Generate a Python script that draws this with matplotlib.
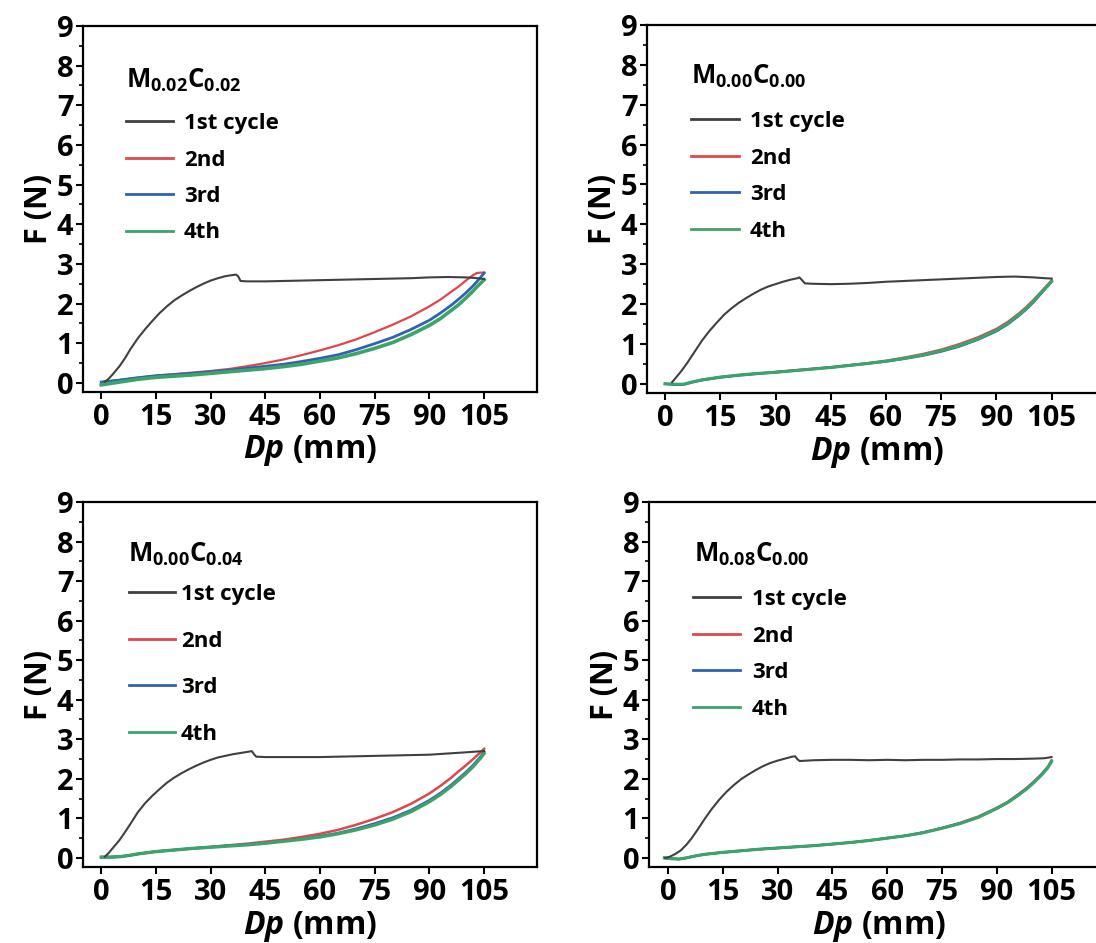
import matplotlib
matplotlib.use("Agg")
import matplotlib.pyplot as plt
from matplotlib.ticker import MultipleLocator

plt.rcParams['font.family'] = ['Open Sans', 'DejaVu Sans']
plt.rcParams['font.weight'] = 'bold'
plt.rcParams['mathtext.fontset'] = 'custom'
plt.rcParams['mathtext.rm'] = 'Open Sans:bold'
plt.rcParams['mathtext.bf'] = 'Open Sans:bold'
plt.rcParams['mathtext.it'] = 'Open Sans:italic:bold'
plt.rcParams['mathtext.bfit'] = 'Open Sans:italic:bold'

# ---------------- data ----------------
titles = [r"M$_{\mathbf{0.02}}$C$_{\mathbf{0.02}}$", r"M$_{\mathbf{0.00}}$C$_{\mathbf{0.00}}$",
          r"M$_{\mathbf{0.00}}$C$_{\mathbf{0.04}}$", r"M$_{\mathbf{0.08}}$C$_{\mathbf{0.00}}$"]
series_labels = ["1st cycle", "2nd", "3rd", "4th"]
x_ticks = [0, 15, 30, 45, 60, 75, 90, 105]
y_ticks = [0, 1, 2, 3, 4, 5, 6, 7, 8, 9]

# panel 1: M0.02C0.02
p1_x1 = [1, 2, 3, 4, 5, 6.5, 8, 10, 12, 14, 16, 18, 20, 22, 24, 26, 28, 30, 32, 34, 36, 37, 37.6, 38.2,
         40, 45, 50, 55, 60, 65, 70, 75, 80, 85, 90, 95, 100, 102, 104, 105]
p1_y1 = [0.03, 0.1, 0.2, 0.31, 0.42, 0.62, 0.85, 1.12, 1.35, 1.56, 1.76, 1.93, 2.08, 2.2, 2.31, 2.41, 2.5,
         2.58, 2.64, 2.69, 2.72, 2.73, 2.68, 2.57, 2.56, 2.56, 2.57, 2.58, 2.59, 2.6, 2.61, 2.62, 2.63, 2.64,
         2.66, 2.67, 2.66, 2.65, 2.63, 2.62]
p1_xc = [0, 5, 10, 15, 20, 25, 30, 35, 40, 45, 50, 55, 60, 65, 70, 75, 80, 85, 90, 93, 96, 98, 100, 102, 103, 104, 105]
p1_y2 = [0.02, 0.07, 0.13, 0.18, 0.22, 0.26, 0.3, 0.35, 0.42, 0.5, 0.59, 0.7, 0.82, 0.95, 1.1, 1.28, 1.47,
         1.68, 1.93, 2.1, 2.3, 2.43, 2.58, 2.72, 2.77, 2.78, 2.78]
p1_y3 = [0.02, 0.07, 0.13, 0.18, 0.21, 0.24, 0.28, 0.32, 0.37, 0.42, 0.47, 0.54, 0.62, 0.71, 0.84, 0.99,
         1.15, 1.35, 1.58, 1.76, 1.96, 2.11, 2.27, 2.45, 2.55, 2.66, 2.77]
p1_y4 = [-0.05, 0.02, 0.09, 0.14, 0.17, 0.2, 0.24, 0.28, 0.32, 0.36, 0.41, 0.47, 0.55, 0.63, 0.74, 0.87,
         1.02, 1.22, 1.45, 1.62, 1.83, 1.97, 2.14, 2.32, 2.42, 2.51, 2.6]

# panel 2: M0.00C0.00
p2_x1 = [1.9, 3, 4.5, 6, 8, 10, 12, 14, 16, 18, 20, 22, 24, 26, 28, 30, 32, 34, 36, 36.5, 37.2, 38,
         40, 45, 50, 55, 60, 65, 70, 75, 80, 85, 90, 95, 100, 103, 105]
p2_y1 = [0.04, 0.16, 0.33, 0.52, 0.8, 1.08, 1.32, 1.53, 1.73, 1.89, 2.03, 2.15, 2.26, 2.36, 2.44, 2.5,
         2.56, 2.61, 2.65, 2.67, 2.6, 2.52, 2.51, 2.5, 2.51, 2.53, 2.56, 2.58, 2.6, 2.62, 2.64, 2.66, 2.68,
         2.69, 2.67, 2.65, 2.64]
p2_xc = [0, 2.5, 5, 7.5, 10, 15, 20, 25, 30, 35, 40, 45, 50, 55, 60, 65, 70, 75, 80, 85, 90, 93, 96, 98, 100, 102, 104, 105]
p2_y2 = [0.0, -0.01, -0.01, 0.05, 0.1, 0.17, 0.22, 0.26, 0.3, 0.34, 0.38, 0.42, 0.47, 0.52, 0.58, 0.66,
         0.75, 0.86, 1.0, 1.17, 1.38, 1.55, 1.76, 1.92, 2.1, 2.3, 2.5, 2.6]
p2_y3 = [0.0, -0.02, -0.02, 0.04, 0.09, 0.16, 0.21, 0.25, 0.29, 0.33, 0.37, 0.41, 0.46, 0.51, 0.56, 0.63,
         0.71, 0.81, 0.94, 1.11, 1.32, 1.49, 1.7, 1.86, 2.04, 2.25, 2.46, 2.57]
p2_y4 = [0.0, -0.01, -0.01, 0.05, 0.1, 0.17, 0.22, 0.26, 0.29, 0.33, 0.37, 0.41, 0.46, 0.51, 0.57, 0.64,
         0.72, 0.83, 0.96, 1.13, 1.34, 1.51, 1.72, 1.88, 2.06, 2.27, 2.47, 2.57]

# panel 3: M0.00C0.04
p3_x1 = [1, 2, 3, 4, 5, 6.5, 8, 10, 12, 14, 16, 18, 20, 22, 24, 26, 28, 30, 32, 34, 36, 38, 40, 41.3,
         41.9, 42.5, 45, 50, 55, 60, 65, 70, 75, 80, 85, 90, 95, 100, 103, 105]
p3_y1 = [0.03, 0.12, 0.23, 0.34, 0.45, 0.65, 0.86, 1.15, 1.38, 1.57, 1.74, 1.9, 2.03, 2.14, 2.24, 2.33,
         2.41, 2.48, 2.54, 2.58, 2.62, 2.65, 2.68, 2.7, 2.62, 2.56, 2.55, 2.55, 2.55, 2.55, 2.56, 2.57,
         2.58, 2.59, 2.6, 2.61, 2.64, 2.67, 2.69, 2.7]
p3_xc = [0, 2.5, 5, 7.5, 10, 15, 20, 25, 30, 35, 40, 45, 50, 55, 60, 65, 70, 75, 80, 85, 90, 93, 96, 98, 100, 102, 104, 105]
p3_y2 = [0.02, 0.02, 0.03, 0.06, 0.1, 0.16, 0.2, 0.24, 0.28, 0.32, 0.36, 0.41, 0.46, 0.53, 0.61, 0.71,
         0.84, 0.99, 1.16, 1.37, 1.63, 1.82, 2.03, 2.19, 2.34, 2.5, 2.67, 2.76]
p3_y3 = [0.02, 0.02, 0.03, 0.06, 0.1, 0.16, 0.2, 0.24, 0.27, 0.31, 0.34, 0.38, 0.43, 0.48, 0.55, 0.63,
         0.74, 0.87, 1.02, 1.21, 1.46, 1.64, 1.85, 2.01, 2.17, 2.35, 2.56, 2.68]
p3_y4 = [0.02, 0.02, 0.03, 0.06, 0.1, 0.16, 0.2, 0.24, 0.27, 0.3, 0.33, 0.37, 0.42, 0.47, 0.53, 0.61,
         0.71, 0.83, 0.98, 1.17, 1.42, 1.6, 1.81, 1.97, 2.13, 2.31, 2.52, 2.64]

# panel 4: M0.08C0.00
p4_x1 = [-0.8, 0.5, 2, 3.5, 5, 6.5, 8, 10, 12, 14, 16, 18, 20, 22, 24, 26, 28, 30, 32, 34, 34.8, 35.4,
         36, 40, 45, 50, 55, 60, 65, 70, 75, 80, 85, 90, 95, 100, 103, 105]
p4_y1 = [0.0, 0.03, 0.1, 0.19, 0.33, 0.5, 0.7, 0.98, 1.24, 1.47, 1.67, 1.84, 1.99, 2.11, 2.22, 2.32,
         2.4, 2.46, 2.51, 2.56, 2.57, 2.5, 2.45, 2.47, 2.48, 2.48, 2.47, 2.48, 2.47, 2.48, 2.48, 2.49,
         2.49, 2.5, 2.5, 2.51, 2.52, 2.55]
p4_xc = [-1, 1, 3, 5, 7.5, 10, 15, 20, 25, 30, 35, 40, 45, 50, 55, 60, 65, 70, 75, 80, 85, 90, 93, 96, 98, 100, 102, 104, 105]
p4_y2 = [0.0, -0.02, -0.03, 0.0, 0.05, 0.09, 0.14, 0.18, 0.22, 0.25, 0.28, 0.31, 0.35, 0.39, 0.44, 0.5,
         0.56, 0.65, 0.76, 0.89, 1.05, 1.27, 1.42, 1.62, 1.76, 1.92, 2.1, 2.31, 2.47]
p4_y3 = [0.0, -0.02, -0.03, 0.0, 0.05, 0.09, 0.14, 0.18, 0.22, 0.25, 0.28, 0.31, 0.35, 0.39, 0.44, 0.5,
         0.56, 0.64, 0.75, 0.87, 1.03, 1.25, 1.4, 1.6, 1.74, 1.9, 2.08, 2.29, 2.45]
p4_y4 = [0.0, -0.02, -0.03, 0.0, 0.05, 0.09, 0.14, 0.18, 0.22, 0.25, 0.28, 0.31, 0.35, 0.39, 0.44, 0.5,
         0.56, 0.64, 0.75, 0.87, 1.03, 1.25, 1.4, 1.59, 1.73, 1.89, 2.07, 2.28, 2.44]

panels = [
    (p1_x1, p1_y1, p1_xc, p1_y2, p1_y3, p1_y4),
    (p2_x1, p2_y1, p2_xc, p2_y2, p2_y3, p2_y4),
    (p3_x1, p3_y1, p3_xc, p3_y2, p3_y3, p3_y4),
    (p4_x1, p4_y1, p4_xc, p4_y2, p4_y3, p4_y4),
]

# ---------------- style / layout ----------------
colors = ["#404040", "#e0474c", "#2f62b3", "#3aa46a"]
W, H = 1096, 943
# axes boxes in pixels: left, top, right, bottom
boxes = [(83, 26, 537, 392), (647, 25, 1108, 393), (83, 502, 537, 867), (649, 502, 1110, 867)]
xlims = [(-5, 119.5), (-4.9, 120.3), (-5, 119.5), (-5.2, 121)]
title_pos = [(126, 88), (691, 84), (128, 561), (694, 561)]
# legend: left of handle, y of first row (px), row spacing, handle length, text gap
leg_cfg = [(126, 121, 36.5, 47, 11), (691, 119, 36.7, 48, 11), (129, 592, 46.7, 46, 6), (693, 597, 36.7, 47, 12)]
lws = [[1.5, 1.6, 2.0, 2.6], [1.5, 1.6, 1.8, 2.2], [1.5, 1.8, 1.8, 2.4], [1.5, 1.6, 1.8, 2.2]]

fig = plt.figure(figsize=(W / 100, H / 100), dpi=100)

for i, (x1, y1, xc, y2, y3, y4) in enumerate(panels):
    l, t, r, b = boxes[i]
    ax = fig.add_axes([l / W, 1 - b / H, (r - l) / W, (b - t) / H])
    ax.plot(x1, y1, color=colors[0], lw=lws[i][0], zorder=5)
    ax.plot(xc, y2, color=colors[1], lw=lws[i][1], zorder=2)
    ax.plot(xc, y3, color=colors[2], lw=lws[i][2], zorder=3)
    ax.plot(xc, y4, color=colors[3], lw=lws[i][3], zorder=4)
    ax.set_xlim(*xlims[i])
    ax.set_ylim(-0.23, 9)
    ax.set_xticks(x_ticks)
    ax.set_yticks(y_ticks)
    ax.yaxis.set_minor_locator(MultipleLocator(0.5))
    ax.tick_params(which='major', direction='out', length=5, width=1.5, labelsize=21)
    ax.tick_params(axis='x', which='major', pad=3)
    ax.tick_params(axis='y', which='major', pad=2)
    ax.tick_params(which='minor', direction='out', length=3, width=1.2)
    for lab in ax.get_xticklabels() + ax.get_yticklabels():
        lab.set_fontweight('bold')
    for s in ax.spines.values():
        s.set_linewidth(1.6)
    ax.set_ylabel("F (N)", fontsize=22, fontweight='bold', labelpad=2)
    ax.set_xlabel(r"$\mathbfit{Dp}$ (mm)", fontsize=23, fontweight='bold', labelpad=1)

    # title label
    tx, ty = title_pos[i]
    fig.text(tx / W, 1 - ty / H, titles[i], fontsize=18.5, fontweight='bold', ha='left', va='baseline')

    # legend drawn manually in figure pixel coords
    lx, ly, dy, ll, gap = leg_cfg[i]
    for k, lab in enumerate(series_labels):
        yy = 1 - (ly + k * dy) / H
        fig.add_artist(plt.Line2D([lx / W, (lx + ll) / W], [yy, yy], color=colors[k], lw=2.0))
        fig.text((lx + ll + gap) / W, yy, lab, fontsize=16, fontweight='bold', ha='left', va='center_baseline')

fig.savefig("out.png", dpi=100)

────────────────

What is needed
Transcribe the opening line of the listing above, please, and every line after it through the line with "y_ticks = [0, 1, 2, 3, 4, 5, 6, 7, 8, 9]", word for word, without pictures.

Expected answer
Generate a Python script that draws this with matplotlib.
import matplotlib
matplotlib.use("Agg")
import matplotlib.pyplot as plt
from matplotlib.ticker import MultipleLocator

plt.rcParams['font.family'] = ['Open Sans', 'DejaVu Sans']
plt.rcParams['font.weight'] = 'bold'
plt.rcParams['mathtext.fontset'] = 'custom'
plt.rcParams['mathtext.rm'] = 'Open Sans:bold'
plt.rcParams['mathtext.bf'] = 'Open Sans:bold'
plt.rcParams['mathtext.it'] = 'Open Sans:italic:bold'
plt.rcParams['mathtext.bfit'] = 'Open Sans:italic:bold'

# ---------------- data ----------------
titles = [r"M$_{\mathbf{0.02}}$C$_{\mathbf{0.02}}$", r"M$_{\mathbf{0.00}}$C$_{\mathbf{0.00}}$",
          r"M$_{\mathbf{0.00}}$C$_{\mathbf{0.04}}$", r"M$_{\mathbf{0.08}}$C$_{\mathbf{0.00}}$"]
series_labels = ["1st cycle", "2nd", "3rd", "4th"]
x_ticks = [0, 15, 30, 45, 60, 75, 90, 105]
y_ticks = [0, 1, 2, 3, 4, 5, 6, 7, 8, 9]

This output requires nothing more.